70,000 people checked with BBB for roofing contractors; avoid a roofing nightmare with BBB advice

  
     
May 20, 2015


Buffalo, NY--It is the time of year when many homeowners realize this is the year their roof needs to be repaired or completely replaced. People turned to Better Business Bureau of Upstate New York over 70,000 times the past 12 months to check out roofing contractors, an industry that ranked fourth with BBB for most inquired about industries last year.

“Hiring a trustworthy roofer shouldn’t cause anyone a headache, yet BBB hears about roofing troubles every year,” said Warren Clark, president of BBB of Upstate New York. “Broken promises after payment, contract and repair issues lead complaints filed with our office. With thousands of dollars often at stake it’s imperative to start with trust in your search for a roofing contractor.”

BBB’s roofing stats:

  • Complaints last 12 months: 147
  • Inquiries last 12 months: 70,886 up 22% from previous year
  • Roofing was fourth most inquired about industry in 2014

Many factors can affect roof performance, including: sun, rain, snow and ice. After the winter Upstate New York just endured, there’s no doubt a lot of roofs took a beating. To help keep your roof in good shape, you should perform a visual inspection of your roofing system each spring. 

What to look for:
-Curling, buckling or blistering shingles
-Excessive amounts of shingle granules in the gutters
-Blocked vents or improper ventilation
-Loose material or wear around chimneys, pipes and other penetrations
-Drooping or sagging in the overall roof structure. 

If you notice any of these problems, you should contact a roofing contractor for further inspection. Often, a contractor can make repairs without having to replace the entire roof. However, they may recommend replacing your existing roof if it is more than 20 years old or shows significant damage.

Not all roofing contractors are on the up and up. BBB receives information from businesses and consumers-usually around this time of year-about phony contractors who send out mailings or go door to door. These “contractors” offer individuals and businesses a price that sounds too good to be true and want to do the job immediately. They use substandard materials and perform shoddy workmanship. In many cases, people don't realize they've been burned until after heavy rains cause the roof to leak resulting in damage. When the company calls the contractor for repairs, the phone number has been disconnected and they are nowhere to be found. 

Signs of a bad contractor:

  • A stranger who shows up on your doorstep or calls you with these lines: "I can give you a great price because I have leftover materials from another job" or "I just happen to be working in the area..." 
  • A vehicle with out-of-state license plates 
  • An overly-aggressive sales pitch and a request to begin work immediately 
  • Demand for immediate payment, often in cash 
  • No written contract offered. The contract should contain the three-day cooling off period required by law. 
  • Inability or reluctance to supply customer references. 
  • The only business address and telephone number is a rented mail drop or an answering service. 
  • Failure to show proof of insurance (a certificate of insurance) when requested. 

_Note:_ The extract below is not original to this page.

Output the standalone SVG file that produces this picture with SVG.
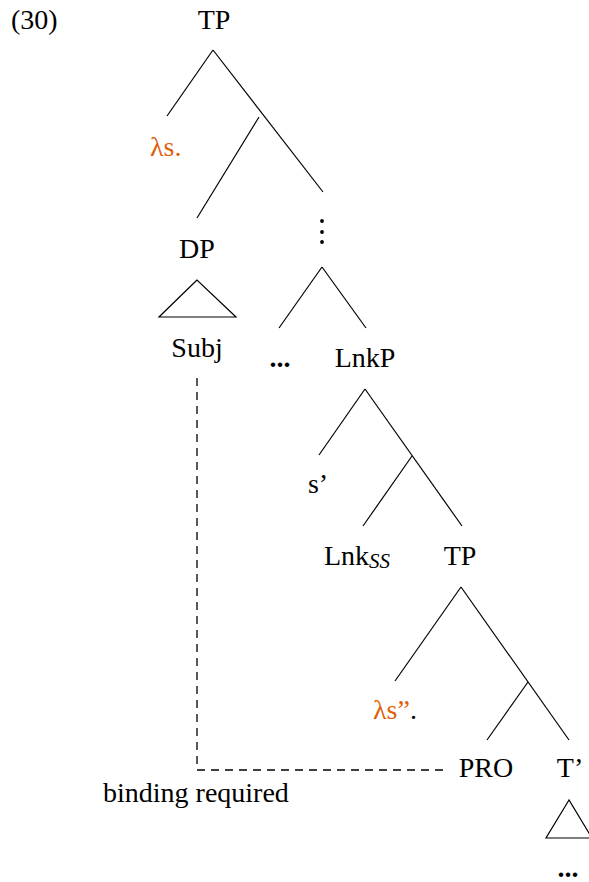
<svg xmlns="http://www.w3.org/2000/svg" width="589" height="882" viewBox="0 0 589 882">
<style>
text{font-family:"Liberation Serif","DejaVu Serif",serif;font-size:28px;fill:#000}
.m{text-anchor:middle}
.o{fill:#e0600a}
.e line,.e polygon{stroke:#000;stroke-width:1.2;fill:none}
.d{stroke:#000;stroke-width:1.3;fill:none;stroke-dasharray:8 6}
</style>
<rect width="589" height="882" fill="#fff"/>
<text id="ex" x="11" y="29">(30)</text>
<g id="tp1"><text class="m" x="214" y="29">TP</text></g>
<g id="lam1"><text class="o" x="150" y="156">λs.</text></g>
<g id="dp"><text class="m" x="197" y="258">DP</text></g>
<g id="subj"><text class="m" x="197" y="357">Subj</text></g>
<g id="vdots"><circle cx="322" cy="221" r="1.9"/><circle cx="322" cy="232" r="1.9"/><circle cx="322" cy="242" r="1.9"/></g>
<g id="dots1"><text class="m" x="280" y="367" font-weight="bold">...</text></g>
<g id="lnkp"><text class="m" x="365" y="367">LnkP</text></g>
<g id="sprime"><text class="m" x="318" y="493">s’</text></g>
<g id="lnkss"><text x="324" y="565">Lnk<tspan font-style="italic" font-size="21" dy="3">SS</tspan></text></g>
<g id="tp2"><text class="m" x="460" y="565">TP</text></g>
<g id="lam2"><text x="373" y="719"><tspan class="o">λs”</tspan>.</text></g>
<g id="pro"><text class="m" x="486" y="777">PRO</text></g>
<g id="tbar"><text class="m" x="570" y="777">T’</text></g>
<g id="dots2"><text class="m" x="568" y="877" font-weight="bold">...</text></g>
<g id="bind"><text x="103" y="802">binding required</text></g>
<g id="edges" class="e">
<line x1="213" y1="50" x2="167" y2="116"/>
<line x1="213" y1="50" x2="323" y2="192"/>
<line x1="259" y1="117" x2="197" y2="218"/>
<polygon points="197,280 159,317 236,317"/>
<line x1="322" y1="267" x2="279" y2="328"/>
<line x1="322" y1="267" x2="366" y2="328"/>
<line x1="365" y1="389" x2="319" y2="455"/>
<line x1="365" y1="389" x2="462" y2="526"/>
<line x1="412" y1="456" x2="363" y2="526"/>
<line x1="461" y1="587" x2="395" y2="681"/>
<line x1="461" y1="587" x2="569" y2="740"/>
<line x1="528" y1="682" x2="487" y2="740"/>
<polygon points="569,800 546,838 592,838"/>
<path class="d" d="M197,378 V770 H449"/>
</g>
</svg>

BBB offers the following advice before hiring a roofing contractor:  

Check out any roofing company at bbb.org.
You can click here to find a list of BBB Accredited roofers in your area who are required to uphold our Standards for Trust.

Roofers often require licensing. To make certain your roofer is licensed inyour area you can call your County Clerk’s office for more information or contact NYS Department of Labor.

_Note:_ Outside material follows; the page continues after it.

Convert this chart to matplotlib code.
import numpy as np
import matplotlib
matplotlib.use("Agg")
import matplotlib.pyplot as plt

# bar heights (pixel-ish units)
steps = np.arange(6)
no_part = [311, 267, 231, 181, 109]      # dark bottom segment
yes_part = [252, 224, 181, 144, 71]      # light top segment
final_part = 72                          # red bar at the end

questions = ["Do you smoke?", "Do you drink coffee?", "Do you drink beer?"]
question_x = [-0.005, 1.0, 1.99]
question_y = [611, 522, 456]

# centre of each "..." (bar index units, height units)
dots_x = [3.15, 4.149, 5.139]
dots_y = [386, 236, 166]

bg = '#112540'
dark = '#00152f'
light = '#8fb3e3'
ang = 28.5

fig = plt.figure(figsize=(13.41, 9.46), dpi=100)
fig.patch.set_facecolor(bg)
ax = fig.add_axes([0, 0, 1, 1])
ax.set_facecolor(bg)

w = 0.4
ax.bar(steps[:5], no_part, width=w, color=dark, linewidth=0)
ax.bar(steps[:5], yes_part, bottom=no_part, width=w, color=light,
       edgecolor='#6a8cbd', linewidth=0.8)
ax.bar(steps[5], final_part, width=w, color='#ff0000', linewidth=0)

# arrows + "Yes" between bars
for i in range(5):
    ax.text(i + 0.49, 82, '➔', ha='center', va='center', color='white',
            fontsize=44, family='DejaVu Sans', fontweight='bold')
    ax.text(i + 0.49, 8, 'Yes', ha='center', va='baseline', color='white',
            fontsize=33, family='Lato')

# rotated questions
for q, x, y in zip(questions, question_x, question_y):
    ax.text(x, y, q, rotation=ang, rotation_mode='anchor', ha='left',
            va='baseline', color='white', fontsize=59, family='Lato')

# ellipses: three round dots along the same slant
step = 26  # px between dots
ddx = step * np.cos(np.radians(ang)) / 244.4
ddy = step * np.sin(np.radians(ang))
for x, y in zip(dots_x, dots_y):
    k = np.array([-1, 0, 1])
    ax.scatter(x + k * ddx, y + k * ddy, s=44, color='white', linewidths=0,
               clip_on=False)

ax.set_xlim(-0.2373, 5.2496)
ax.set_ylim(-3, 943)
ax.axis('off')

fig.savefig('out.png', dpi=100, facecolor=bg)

Beware of unsolicited offers. Be particularly cautious of individuals who show up at your doorsteps unannounced or contact you through telemarketing. Avoid contractors who demand payment in cash or want full payment up front, before work has begun.

Get at least three bids. Keep in mind the lowest bid may not be the best fit for your long-term needs; if it sounds too good to be true, it probably is. 

Check out the company online. Become your own investigator and Google the company and contractor name to confirm a good reputation. Make sure the company has a permanent place of business, telephone number and tax identification number. Also check the company's BBB Business Review or check it out with other organizations such as the National Roofing Contractors Association (NRCA). 

Ask to see copies of the company's liability and workers' compensation insurance certificates, and make certain they remain in effect throughout the duration of the job. If a contractor is not properly insured, you may be liable for any accidents that occur on your property. 

Request references from the company. Hiring the first contractor you come across is not a good idea. Shop around. Get recommendations from people you know: your friends, neighbors and colleagues. Obtain local references from the contractor, and call them to check if they were satisfied with the work. 

Don't pay cash or for the entire job in advance. Work out the down payment with the contractor including payment for materials. Know in advance payment expectations and have the final payment ready when the job is completed. 

Get everything in writing. Obtain a detailed, written proposal and make sure it states complete descriptions of the work, specifications, and materials to be used, and includes any verbal agreements, approximate starting and completion dates and payment procedures. 

Carefully read and understand your contract and any roofing warranties provided. Make sure you understand the terms and conditions under which the warranty may be voided.